Task goal: Copy the first line of the entries below and every line after it through the line containing "Capterra Review onderzoek". Do not include pictures.

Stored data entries
— Start —

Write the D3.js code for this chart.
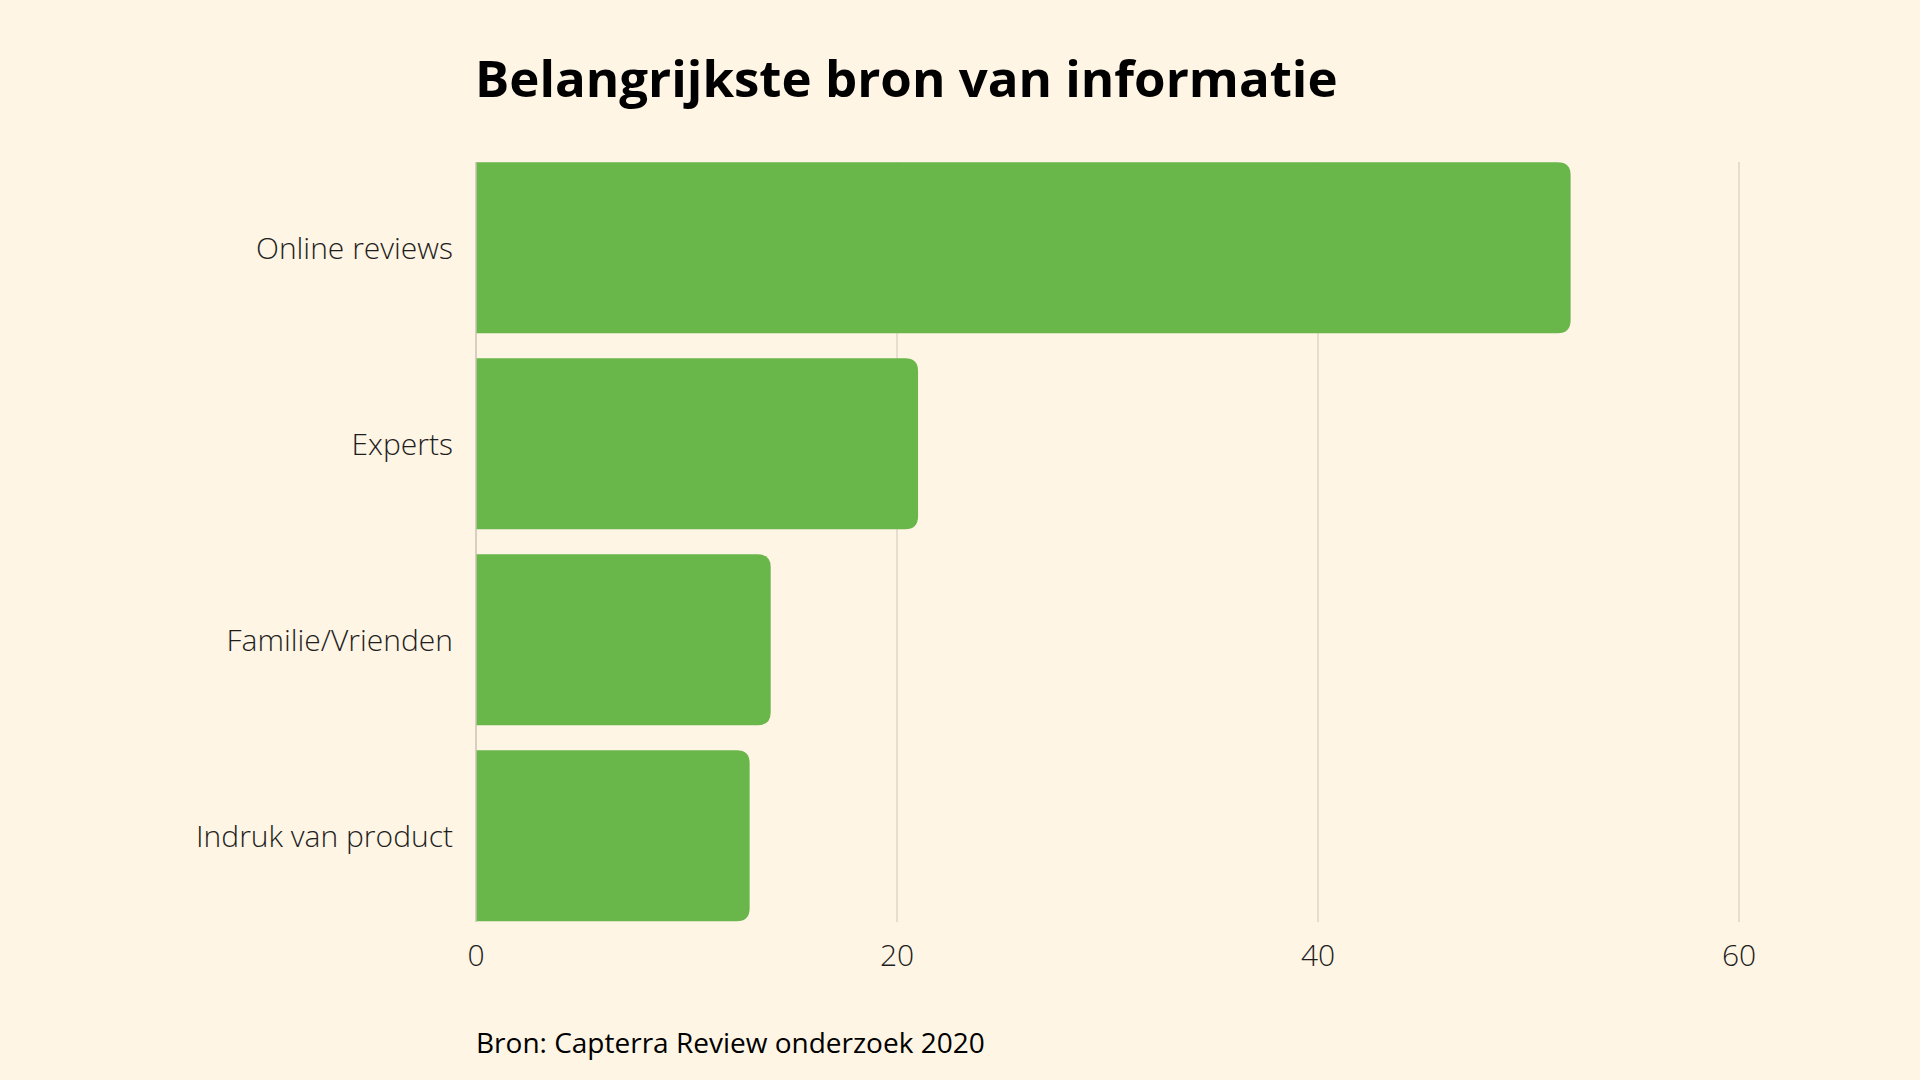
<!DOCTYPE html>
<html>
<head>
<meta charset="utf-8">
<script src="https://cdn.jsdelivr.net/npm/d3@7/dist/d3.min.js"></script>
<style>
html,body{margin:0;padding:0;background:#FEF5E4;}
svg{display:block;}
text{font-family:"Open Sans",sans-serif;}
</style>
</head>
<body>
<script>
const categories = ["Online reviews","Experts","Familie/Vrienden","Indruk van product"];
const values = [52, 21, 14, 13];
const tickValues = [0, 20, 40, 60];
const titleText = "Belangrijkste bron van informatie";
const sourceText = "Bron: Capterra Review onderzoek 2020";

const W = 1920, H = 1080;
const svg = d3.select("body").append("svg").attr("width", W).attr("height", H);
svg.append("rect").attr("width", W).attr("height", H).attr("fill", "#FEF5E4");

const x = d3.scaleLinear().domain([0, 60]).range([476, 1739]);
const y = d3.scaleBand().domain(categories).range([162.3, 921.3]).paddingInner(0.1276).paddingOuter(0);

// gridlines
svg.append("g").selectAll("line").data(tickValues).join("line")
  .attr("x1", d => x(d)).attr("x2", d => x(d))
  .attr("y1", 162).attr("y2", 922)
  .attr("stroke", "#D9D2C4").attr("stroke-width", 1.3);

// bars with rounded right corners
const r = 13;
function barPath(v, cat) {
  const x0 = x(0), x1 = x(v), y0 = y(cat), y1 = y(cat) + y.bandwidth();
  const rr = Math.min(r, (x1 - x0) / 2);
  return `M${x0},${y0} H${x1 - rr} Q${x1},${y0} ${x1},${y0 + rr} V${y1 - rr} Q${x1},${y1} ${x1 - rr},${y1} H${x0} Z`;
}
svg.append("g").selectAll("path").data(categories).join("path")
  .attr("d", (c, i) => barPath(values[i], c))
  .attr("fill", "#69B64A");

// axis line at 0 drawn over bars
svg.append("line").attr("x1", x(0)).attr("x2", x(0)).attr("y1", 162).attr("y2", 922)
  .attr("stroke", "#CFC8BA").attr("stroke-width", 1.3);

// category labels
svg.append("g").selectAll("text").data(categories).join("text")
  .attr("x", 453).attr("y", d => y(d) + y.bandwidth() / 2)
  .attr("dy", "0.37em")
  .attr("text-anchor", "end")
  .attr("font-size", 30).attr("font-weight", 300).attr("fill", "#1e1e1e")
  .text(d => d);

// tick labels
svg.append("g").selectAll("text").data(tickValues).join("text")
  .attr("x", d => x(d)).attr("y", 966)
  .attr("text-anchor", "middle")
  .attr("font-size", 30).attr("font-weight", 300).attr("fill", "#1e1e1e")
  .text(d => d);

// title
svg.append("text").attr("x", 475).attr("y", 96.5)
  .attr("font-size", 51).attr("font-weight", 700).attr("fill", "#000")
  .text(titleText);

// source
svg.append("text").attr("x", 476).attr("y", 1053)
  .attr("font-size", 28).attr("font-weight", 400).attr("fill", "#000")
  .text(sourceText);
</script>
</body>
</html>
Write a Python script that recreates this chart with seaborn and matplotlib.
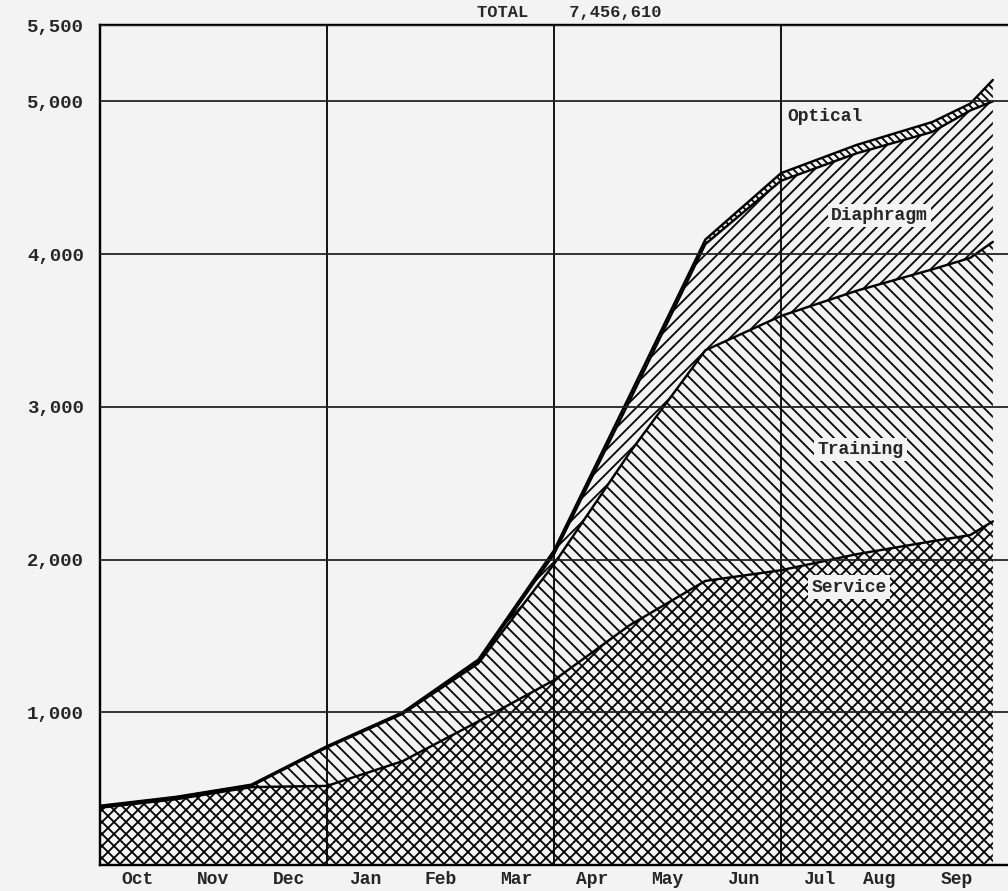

— End —

Output below:
Write the D3.js code for this chart.
<!DOCTYPE html>
<html>
<head>
<meta charset="utf-8">
<script src="https://cdn.jsdelivr.net/npm/d3@7/dist/d3.min.js"></script>
<style>
html,body{margin:0;padding:0;background:#FEF5E4;}
svg{display:block;}
text{font-family:"Open Sans",sans-serif;}
</style>
</head>
<body>
<script>
const categories = ["Online reviews","Experts","Familie/Vrienden","Indruk van product"];
const values = [52, 21, 14, 13];
const tickValues = [0, 20, 40, 60];
const titleText = "Belangrijkste bron van informatie";
const sourceText = "Bron: Capterra Review onderzoek 2020";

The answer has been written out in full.